Raid Accessibility

Friday, June 12, 2009

I was excited, having heard about WoW's raid progression, attunement requirements, gear requirements, etc that LOTRO was going a different route with high-end content: casual is king. The Rift proved this. Anybody that was at level cap could conceivably run a successful Rift Raid (with some experienced players guiding the way, of course). As long as you weren't still wearing your level 15 armor at 50 (exaggeration) you were good to go. Like I said, that made me happy. But I never took advantage of the ease of access. I discovered that I didn't really like tuning out the rest of my world as I played. Live games cannot be paused, so when your in the thick of it and the phone rings, the dog wants out, your mother is hollering... well... that's a problem. So I like to play solo mostly, or casually grouped so I don't have to worry about the various interruptions that come from living with others and a dog.

But I liked the principle behind "easy" raid accessibility, even if I don't actually raid. It sets LOTRO apart from the pack. However, with the advent of radiance, we have a paradigm shift. Maybe that's a bit melodramatic, but Unwize's latest post gives a good rundown of the situation.

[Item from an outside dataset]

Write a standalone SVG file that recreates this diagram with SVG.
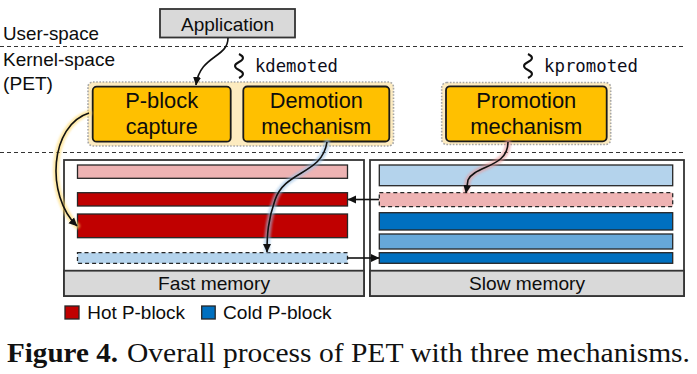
<svg xmlns="http://www.w3.org/2000/svg" width="697" height="374" viewBox="0 0 697 374">
<defs>
<style>
.t{font-family:"Liberation Sans",Arial,sans-serif;fill:#0d0d0d;}
.mono{font-family:"DejaVu Sans Mono","Liberation Mono",monospace;font-size:17px;fill:#0d0d1a;}
.box{fill:#ffc000;stroke:#1a1a1a;stroke-width:1.8;}
.grp{fill:#fdebc0;stroke:#a6a6a6;stroke-width:1.6;stroke-dasharray:1.6 1.6;}
.sep{stroke:#333;stroke-width:1;stroke-dasharray:4 3;fill:none;}
.mem{fill:#fff;stroke:#333;stroke-width:1.8;}
.lbl{fill:#d9d9d9;stroke:#333;stroke-width:1.8;}
.bar{stroke:#262626;stroke-width:1.3;}
.dash{stroke-dasharray:4 3;}
.pink{fill:#eeb3b3;}
.red{fill:#c00000;}
.lb{fill:#b4d3ec;}
.mb{fill:#66a8d9;}
.db{fill:#0070c0;}
.line{fill:none;stroke:#111;stroke-width:1.6;}
.glow{fill:none;stroke-width:6;stroke-linecap:round;opacity:0.6;}
</style>
<marker id="ah" markerUnits="userSpaceOnUse" markerWidth="9" markerHeight="9" refX="8" refY="4.5" orient="auto" viewBox="0 0 9 9">
<path d="M0,0.5 L8.5,4.5 L0,8.5 z" fill="#111"/>
</marker>
<filter id="blur" x="-20%" y="-20%" width="140%" height="140%"><feGaussianBlur stdDeviation="1.2"/></filter>
</defs>
<rect width="697" height="374" fill="#fff"/>

<g id="separators">
<line class="sep" x1="0" y1="46.5" x2="684" y2="46.5"/>
<line class="sep" x1="0" y1="152.5" x2="684" y2="152.5"/>
</g>

<g id="space-labels">
<text class="t" x="3" y="40" font-size="19" textLength="96" lengthAdjust="spacingAndGlyphs">User-space</text>
<text class="t" x="3" y="66" font-size="19" textLength="112" lengthAdjust="spacingAndGlyphs">Kernel-space</text>
<text class="t" x="3" y="90" font-size="19" textLength="50" lengthAdjust="spacingAndGlyphs">(PET)</text>
</g>

<g id="application">
<rect x="160" y="9" width="135" height="28.5" fill="#d9d9d9" stroke="#333" stroke-width="1.8"/>
<text class="t" x="227.5" y="30.5" font-size="19" text-anchor="middle" textLength="93" lengthAdjust="spacingAndGlyphs">Application</text>
</g>

<g id="kdemoted">
<path d="M239 54 q8 4 0 8 q-8 4 0 8 q8 4 0 8" fill="none" stroke="#111" stroke-width="2"/>
<text class="mono" x="255" y="72" textLength="83" lengthAdjust="spacingAndGlyphs">kdemoted</text>
</g>

<g id="kpromoted">
<path d="M528 54 q8 4 0 8 q-8 4 0 8 q8 4 0 8" fill="none" stroke="#111" stroke-width="2"/>
<text class="mono" x="544" y="72" textLength="94" lengthAdjust="spacingAndGlyphs">kpromoted</text>
</g>

<g id="group-capture-demotion">
<rect class="grp" x="88" y="82" width="305.5" height="64" rx="5"/>
</g>

<g id="pblock-capture">
<rect class="box" x="92.7" y="86.7" width="138" height="55" rx="4"/>
<text class="t" x="161.7" y="108" font-size="21.5" text-anchor="middle" textLength="73" lengthAdjust="spacingAndGlyphs">P-block</text>
<text class="t" x="161.7" y="134" font-size="21.5" text-anchor="middle" textLength="72" lengthAdjust="spacingAndGlyphs">capture</text>
</g>

<g id="demotion-mechanism">
<rect class="box" x="243.3" y="86.5" width="146" height="55" rx="4"/>
<text class="t" x="316.3" y="107.5" font-size="21.5" text-anchor="middle" textLength="93" lengthAdjust="spacingAndGlyphs">Demotion</text>
<text class="t" x="316.3" y="134" font-size="21.5" text-anchor="middle" textLength="110" lengthAdjust="spacingAndGlyphs">mechanism</text>
</g>

<g id="promotion-mechanism">
<rect class="grp" x="441.7" y="82.5" width="169" height="62" rx="5"/>
<rect class="box" x="446" y="86.3" width="160.7" height="55" rx="4"/>
<text class="t" x="526.3" y="108" font-size="21.5" text-anchor="middle" textLength="100" lengthAdjust="spacingAndGlyphs">Promotion</text>
<text class="t" x="526.3" y="134" font-size="21.5" text-anchor="middle" textLength="112" lengthAdjust="spacingAndGlyphs">mechanism</text>
</g>

<g id="fast-memory">
<rect class="mem" x="64" y="160" width="300" height="136"/>
<rect class="lbl" x="64" y="270.7" width="300" height="25.3"/>
<text class="t" x="214" y="290" font-size="19" text-anchor="middle" textLength="112" lengthAdjust="spacingAndGlyphs">Fast memory</text>
<rect class="bar pink" x="77.5" y="165" width="270" height="13.3"/>
<rect class="bar red" x="77.5" y="192.7" width="270" height="13.3"/>
<rect class="bar red" x="77.5" y="214" width="270" height="23.7"/>
<rect class="bar lb dash" x="77.5" y="252.7" width="270" height="10.6"/>
</g>

<g id="slow-memory">
<rect class="mem" x="370" y="160" width="314" height="136"/>
<rect class="lbl" x="370" y="270.7" width="314" height="25.3"/>
<text class="t" x="527" y="290" font-size="19" text-anchor="middle" textLength="116" lengthAdjust="spacingAndGlyphs">Slow memory</text>
<rect class="bar lb" x="379.3" y="165" width="293.4" height="20.7"/>
<rect class="bar pink dash" x="379.3" y="192.7" width="293.4" height="14"/>
<rect class="bar db" x="379.3" y="212.7" width="293.4" height="17.3"/>
<rect class="bar mb" x="379.3" y="234" width="293.4" height="15"/>
<rect class="bar db" x="379.3" y="252.7" width="293.4" height="10.6"/>
</g>

<g id="connectors">
<path class="glow" filter="url(#blur)" stroke="#ffd966" d="M89 113 C50 125, 45 195, 77 226"/>
<path class="glow" filter="url(#blur)" stroke="#9dc3e6" d="M327 142 C322 175, 285 170, 275 200 C268 220, 267 235, 267 250"/>
<path class="glow" filter="url(#blur)" stroke="#e89a9a" d="M508 142 C508 168, 475 165, 468 180 L466 191"/>
<path class="glow" filter="url(#blur)" stroke="#e89a9a" d="M379 199.5 L350 199.5"/>
<path class="glow" filter="url(#blur)" stroke="#9dc3e6" d="M347.5 258 L376 258"/>
<path class="line" marker-end="url(#ah)" d="M228 38 C228 58, 200 55, 196 85"/>
<path class="line" marker-end="url(#ah)" d="M89 113 C50 125, 45 195, 77 226"/>
<path class="line" marker-end="url(#ah)" d="M327 142 C322 175, 285 170, 275 200 C268 220, 267 235, 267 252"/>
<path class="line" marker-end="url(#ah)" d="M508 142 C508 168, 475 165, 468 180 L466 193"/>
<path class="line" marker-end="url(#ah)" d="M379 199.5 L348 199.5"/>
<path class="line" marker-end="url(#ah)" d="M347.5 258 L379 258"/>
</g>

<g id="legend">
<rect class="bar red" x="65" y="306" width="14" height="13"/>
<text class="t" x="87.3" y="318.5" font-size="19" textLength="97.7" lengthAdjust="spacingAndGlyphs">Hot P-block</text>
<rect class="bar db" x="201.7" y="306" width="13.5" height="13"/>
<text class="t" x="223" y="318.5" font-size="19" textLength="108.7" lengthAdjust="spacingAndGlyphs">Cold P-block</text>
</g>

<g id="caption">
<text x="7" y="362" font-family="'Liberation Serif','Times New Roman',serif" font-size="27.5" font-weight="bold" fill="#111" textLength="111" lengthAdjust="spacingAndGlyphs">Figure 4.</text>
<text x="127" y="362" font-family="'Liberation Serif','Times New Roman',serif" font-size="27.5" fill="#111" textLength="563" lengthAdjust="spacingAndGlyphs">Overall process of PET with three mechanisms.</text>
</g>
</svg>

Now let's turn to a blog entry by Amlug, one of the devs over at Turbine. Posted to his MyLOTRO page, Amlug talks about raid accessibility a bit. And I see a pattern emerging. The earlier raids are getting some of the restrictions reduced (i.e. less gloom requires less radiance), and the increase in instances to get radiance gear provides more options, and a potentially easier set of instances to run for the gear (skip the harder ones). I imagine that the new raid for Book 8 will see a relaxing of requirements in 4 to 6 months as well. Why? Not because we complain about it, but because it makes good business sense. If your hardcore populatin has moved onto the next bit of content, why keep hardcore requirements for content the hardcore aren't playing? If you can extend the lifetime of your content by pushing it through stages reflected on your customer's style of play, who not? The only draw back is the rest of us are doing this "watered down" content after the rewards are relevant.

For me, the casual, I just like seeing the content. For me, the accomplisher, I just like getting the quests and deeds done. Who cares about the gear/rewards? More will come, and I suspect the causuals interested in raiding have a similar mindset.

So, let's not despair over radiance and raids. We're still going a different direction. Perhaps the effect is the same in the short term, but it could be worse - we might be playing a grindy "Asian" style MMO.

1 Responses:

Yeebo Says:

What really bothers me about the radiance system is that it restricts the endgame. PvP and crafting are n o longer viable ways to gear up for raiding. If you don't happen to like the idea of running hard mode instances until you are absolutely bored to tears with them, too bad.

The new three mans will certainly help somewhat. But if the pieces are nothing but replacements for the easiest hard mode items to obtain, they aren't going to do casual players much good.

I like to see instances. I went more than halfway through the rift just to check it out, for example. However I'm not a big fan of grinding on them for gear.